SHORT EXERCISE -> Count how many lines of the material below have the word "with" and give only the number.

GIVEN INFORMATION ->

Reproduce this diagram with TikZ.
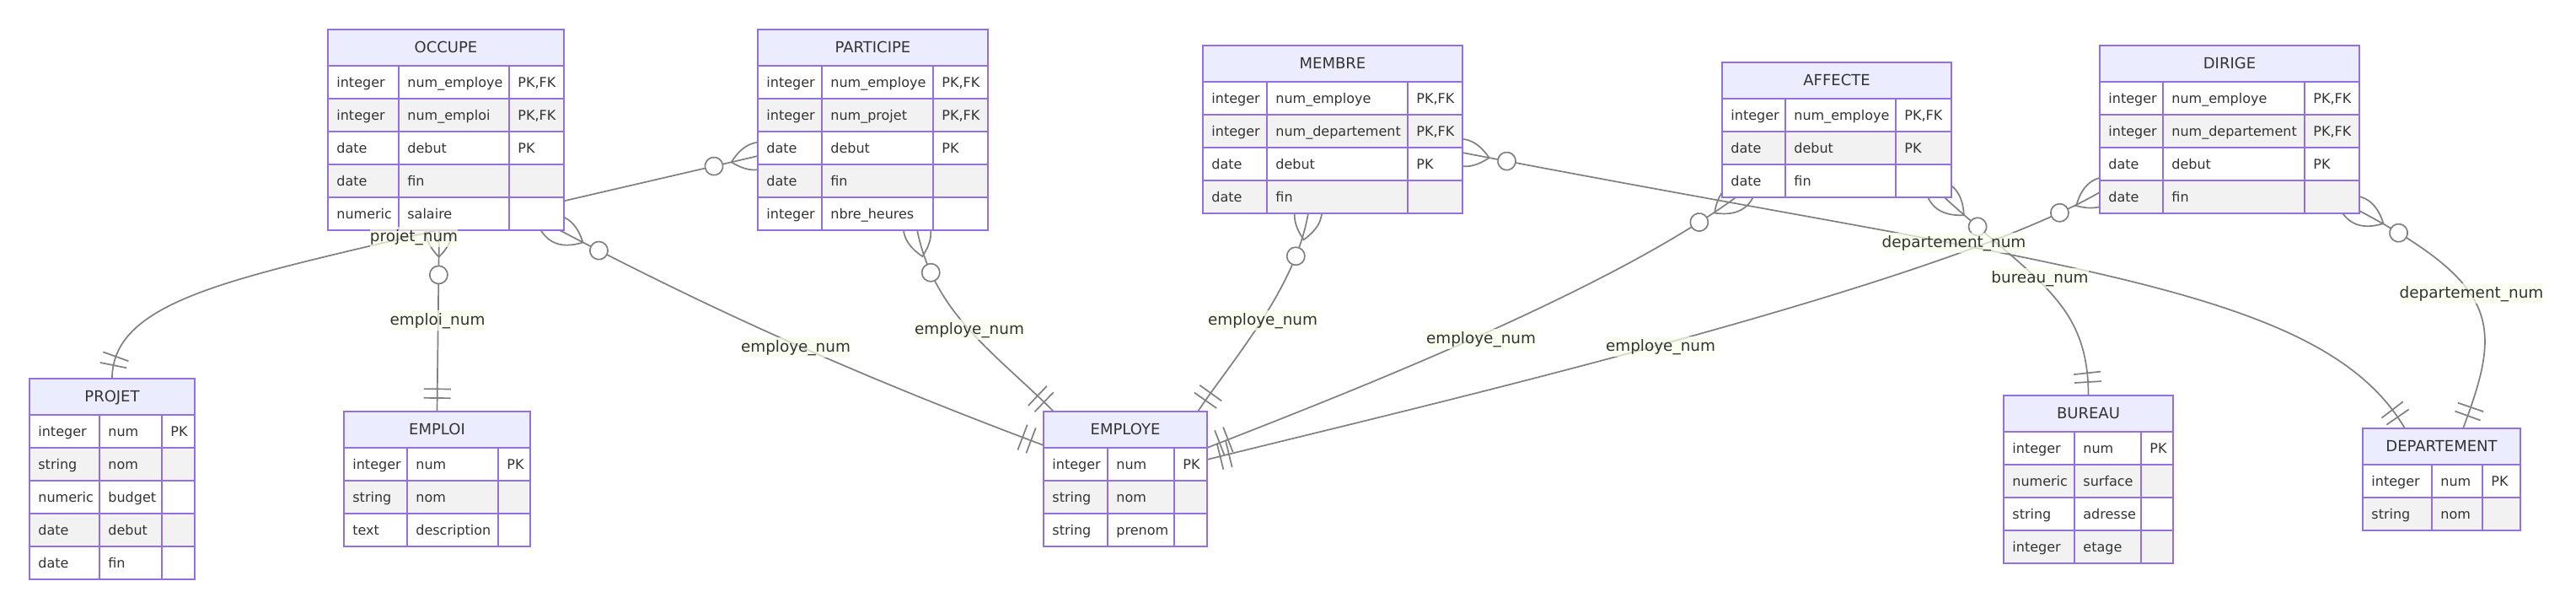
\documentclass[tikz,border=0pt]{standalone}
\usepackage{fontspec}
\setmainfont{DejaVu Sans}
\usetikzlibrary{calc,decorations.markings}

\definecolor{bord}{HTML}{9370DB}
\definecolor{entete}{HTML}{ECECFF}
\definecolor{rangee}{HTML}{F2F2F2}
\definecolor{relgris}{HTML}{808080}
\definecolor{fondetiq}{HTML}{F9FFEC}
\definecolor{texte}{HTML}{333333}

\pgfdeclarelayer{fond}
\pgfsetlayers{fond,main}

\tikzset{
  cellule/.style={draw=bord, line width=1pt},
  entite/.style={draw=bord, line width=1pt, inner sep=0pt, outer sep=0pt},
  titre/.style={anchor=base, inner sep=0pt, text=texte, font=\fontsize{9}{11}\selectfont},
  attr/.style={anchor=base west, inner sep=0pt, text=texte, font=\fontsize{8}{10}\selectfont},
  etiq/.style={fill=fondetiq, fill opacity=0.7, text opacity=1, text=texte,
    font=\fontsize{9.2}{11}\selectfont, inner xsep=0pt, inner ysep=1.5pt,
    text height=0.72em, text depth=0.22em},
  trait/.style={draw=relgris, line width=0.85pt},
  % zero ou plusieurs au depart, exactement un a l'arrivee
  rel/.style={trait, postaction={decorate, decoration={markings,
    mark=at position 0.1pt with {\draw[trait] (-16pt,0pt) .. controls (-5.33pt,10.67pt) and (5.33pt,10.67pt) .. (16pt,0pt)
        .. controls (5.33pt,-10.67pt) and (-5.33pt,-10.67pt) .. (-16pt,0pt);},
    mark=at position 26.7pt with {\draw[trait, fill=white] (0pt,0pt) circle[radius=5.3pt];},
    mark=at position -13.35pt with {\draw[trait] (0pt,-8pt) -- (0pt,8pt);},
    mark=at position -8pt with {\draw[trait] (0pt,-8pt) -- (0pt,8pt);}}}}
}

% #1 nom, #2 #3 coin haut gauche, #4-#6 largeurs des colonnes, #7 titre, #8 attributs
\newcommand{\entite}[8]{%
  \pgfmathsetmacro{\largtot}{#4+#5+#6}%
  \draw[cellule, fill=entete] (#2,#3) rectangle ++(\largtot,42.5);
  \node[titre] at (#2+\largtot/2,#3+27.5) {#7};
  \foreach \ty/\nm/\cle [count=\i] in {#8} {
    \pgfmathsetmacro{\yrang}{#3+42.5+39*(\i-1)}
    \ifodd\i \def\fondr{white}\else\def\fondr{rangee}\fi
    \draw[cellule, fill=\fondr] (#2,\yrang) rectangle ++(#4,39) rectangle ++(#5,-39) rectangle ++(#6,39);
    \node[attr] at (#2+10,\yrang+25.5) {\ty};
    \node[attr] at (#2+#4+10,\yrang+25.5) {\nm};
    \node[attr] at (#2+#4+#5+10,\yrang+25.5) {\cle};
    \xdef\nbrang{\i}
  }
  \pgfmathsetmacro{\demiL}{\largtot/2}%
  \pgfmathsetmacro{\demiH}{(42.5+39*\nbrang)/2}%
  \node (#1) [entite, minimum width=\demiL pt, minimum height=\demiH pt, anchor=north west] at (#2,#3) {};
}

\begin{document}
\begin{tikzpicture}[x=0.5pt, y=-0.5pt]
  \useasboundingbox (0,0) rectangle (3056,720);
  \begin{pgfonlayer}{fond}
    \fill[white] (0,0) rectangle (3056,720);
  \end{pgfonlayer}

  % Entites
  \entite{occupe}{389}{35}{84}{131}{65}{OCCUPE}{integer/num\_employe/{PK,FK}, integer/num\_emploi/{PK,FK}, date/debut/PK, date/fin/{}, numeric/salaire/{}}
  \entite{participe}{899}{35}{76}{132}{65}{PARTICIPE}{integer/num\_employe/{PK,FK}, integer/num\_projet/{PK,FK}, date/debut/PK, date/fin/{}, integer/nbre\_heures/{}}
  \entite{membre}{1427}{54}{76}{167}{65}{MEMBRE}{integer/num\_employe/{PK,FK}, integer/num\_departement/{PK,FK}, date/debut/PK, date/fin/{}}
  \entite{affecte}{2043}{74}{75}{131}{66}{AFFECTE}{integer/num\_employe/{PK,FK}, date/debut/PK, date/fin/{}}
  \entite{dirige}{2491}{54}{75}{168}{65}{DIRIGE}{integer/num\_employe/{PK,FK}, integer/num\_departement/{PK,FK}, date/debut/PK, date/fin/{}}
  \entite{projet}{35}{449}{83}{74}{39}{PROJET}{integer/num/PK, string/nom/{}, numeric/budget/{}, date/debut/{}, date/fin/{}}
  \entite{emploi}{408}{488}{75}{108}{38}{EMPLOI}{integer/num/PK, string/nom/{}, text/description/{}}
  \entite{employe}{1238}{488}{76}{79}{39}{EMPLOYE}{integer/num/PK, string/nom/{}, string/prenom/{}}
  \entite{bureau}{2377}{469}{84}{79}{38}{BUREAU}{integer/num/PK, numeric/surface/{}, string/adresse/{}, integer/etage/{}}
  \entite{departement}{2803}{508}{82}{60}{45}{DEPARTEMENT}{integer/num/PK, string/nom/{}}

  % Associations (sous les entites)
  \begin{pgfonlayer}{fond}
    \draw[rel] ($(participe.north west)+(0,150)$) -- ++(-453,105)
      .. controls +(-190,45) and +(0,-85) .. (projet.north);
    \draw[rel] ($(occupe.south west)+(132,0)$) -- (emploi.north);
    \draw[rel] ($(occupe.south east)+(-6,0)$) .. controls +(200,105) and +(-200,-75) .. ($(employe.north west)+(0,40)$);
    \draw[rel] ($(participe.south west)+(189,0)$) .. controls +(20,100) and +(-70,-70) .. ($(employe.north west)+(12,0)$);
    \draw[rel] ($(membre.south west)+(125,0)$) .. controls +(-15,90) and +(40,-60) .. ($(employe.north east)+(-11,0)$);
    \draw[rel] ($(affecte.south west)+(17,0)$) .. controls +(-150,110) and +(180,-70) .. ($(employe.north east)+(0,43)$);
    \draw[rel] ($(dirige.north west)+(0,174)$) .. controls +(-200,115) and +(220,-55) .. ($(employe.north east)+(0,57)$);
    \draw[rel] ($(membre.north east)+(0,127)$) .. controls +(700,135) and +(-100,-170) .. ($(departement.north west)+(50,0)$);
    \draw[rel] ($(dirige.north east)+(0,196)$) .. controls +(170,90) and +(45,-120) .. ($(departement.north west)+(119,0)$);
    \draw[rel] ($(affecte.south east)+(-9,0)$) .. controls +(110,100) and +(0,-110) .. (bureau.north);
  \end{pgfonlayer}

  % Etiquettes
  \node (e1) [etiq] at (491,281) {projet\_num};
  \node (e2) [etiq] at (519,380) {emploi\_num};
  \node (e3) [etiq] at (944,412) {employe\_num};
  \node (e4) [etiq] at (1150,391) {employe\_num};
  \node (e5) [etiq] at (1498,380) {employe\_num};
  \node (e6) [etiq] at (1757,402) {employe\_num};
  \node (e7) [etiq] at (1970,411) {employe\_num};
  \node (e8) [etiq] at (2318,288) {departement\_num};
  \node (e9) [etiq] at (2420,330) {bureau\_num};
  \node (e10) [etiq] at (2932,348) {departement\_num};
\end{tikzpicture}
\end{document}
...
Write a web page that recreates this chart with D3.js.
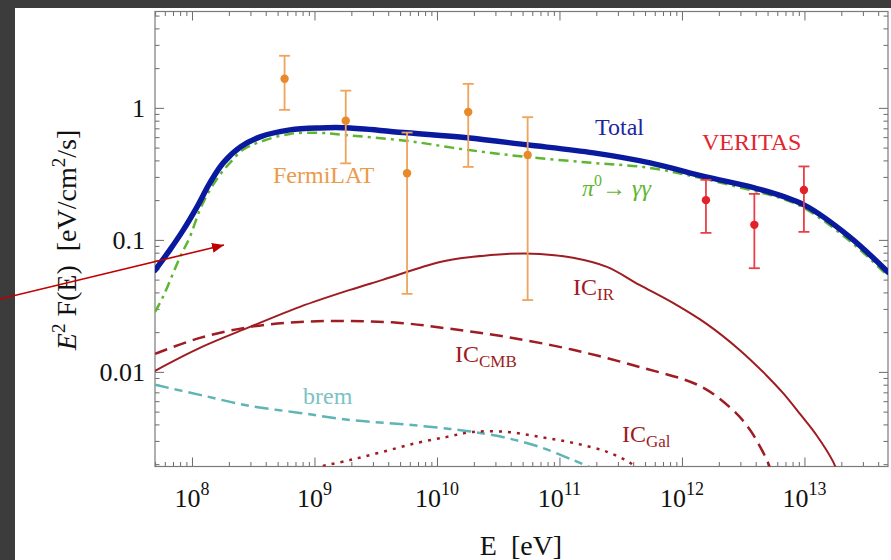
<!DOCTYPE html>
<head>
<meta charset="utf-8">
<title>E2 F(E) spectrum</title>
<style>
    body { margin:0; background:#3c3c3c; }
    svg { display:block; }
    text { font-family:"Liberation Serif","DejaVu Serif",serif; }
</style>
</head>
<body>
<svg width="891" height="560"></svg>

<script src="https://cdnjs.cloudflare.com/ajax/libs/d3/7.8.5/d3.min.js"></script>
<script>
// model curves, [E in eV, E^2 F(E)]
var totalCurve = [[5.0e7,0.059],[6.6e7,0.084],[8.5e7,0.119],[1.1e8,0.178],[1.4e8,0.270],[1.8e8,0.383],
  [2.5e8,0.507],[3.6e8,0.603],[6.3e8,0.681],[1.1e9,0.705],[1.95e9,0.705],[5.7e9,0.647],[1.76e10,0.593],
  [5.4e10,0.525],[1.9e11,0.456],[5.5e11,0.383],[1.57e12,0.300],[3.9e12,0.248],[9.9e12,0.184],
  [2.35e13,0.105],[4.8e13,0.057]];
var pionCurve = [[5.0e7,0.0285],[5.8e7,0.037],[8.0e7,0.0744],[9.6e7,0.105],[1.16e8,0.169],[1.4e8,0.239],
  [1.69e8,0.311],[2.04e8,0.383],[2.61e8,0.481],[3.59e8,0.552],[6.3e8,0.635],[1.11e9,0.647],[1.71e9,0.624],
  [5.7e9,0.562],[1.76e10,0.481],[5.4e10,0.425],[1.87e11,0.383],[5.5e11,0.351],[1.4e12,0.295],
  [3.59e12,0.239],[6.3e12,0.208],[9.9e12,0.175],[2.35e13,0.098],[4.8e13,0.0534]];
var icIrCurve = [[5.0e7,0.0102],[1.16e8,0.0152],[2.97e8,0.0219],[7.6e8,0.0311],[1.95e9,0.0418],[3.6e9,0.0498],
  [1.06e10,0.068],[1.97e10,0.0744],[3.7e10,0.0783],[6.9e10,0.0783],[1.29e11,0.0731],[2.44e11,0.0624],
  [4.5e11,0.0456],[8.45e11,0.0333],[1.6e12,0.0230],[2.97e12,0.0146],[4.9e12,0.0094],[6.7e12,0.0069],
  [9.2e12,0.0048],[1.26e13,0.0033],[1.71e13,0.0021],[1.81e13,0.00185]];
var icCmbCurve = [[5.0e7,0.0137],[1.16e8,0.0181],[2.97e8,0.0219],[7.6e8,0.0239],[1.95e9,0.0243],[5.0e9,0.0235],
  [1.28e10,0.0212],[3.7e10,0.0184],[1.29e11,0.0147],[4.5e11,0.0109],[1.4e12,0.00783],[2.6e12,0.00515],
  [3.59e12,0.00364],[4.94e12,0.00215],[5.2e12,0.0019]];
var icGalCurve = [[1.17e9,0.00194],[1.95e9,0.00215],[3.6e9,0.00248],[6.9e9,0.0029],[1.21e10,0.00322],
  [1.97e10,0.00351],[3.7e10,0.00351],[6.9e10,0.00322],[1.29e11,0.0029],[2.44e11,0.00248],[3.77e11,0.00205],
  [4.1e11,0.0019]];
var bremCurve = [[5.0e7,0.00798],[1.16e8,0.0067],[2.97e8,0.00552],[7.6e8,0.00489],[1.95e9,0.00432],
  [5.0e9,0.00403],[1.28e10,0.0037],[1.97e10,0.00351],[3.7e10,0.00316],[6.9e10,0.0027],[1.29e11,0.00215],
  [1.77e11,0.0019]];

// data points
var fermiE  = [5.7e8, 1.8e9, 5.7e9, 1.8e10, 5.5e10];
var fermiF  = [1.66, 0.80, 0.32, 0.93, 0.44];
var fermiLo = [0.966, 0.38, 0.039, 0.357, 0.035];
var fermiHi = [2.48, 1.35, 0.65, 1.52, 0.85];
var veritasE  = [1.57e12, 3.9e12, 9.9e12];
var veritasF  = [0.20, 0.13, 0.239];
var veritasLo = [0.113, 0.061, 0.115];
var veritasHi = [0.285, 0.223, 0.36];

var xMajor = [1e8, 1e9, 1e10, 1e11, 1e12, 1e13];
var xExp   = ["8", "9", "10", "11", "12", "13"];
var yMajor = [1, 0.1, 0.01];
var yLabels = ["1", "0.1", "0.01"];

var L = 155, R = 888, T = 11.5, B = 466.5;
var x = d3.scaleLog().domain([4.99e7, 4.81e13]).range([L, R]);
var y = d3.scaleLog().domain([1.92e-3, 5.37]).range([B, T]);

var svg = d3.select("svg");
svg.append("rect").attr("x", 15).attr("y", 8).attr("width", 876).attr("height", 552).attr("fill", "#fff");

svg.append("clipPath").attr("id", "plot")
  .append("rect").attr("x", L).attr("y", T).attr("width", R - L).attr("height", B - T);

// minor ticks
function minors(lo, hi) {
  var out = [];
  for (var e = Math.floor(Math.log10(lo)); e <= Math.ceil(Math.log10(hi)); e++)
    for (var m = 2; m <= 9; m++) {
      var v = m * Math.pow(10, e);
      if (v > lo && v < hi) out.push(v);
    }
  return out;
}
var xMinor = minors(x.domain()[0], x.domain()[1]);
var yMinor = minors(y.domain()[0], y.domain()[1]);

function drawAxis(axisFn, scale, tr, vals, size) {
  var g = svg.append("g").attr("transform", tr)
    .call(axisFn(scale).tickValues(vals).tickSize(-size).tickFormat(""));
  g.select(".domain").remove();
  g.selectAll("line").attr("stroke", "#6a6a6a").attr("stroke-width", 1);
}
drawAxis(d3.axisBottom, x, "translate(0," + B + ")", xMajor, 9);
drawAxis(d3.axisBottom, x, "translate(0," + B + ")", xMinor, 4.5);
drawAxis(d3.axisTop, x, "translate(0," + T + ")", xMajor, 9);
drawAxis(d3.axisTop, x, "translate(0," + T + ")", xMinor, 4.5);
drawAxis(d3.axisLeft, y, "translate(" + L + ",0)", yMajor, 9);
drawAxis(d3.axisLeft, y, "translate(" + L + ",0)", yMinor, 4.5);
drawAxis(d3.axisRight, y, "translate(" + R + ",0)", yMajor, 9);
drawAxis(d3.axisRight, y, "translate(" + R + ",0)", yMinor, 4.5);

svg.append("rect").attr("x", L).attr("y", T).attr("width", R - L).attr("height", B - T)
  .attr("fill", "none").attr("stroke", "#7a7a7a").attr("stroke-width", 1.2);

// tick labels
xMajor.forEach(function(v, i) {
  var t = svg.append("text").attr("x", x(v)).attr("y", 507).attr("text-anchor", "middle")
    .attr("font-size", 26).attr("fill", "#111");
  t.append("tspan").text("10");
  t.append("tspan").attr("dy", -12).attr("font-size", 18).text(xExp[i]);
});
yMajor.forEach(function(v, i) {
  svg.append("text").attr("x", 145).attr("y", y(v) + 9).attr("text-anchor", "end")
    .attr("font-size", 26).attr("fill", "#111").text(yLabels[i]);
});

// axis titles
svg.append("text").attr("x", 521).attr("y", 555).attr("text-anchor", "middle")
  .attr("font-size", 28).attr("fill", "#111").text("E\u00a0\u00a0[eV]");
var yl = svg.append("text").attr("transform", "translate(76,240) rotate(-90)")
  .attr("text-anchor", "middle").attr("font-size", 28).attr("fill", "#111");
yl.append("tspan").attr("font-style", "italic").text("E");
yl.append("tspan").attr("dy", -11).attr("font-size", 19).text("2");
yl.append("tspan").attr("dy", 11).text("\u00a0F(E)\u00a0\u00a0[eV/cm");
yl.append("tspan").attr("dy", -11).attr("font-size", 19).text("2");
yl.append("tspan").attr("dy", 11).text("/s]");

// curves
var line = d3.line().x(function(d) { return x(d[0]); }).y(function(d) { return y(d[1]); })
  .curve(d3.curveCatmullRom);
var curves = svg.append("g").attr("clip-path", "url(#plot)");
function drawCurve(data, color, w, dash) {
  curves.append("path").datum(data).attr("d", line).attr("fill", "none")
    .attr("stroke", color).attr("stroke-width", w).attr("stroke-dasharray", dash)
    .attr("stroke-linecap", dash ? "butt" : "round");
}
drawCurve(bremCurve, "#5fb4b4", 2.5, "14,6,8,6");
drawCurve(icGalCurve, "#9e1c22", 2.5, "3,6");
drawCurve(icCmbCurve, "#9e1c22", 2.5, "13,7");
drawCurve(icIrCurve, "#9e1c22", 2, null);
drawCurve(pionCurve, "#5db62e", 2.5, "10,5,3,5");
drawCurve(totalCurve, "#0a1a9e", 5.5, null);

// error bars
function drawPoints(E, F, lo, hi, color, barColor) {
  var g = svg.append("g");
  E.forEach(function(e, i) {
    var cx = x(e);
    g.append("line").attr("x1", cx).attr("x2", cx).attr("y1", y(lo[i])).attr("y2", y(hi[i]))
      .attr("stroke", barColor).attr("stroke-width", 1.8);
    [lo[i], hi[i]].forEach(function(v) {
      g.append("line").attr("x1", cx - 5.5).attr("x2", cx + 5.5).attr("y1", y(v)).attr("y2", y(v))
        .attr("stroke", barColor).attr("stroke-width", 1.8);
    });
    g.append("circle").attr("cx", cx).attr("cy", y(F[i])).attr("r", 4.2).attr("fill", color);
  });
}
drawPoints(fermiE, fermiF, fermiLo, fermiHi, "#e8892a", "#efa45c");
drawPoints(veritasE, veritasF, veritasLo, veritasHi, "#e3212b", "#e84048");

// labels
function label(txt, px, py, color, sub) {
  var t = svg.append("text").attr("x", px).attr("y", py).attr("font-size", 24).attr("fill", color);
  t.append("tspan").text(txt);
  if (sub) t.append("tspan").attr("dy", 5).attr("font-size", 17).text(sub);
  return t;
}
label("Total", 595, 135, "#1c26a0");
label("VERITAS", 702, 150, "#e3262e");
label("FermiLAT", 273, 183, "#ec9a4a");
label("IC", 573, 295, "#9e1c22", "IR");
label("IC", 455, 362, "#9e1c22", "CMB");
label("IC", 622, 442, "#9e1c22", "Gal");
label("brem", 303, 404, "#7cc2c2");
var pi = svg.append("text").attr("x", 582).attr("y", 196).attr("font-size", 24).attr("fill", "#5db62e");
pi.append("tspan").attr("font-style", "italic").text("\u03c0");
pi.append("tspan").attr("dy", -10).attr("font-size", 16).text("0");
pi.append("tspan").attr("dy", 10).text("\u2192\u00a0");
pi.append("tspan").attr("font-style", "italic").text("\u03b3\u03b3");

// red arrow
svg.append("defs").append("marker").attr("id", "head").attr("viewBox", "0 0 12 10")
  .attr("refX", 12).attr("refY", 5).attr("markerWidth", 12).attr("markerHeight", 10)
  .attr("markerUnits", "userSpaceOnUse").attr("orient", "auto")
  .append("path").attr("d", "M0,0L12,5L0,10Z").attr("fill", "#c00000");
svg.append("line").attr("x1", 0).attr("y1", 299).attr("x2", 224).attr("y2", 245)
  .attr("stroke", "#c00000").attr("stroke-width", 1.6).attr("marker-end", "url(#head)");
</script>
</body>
---
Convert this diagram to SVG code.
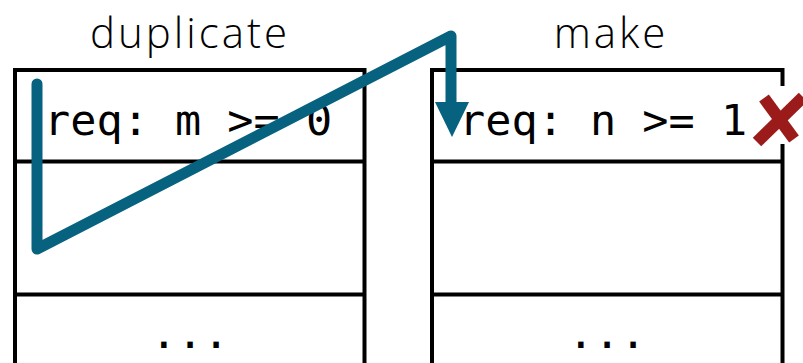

TASK OUTPUT -> 6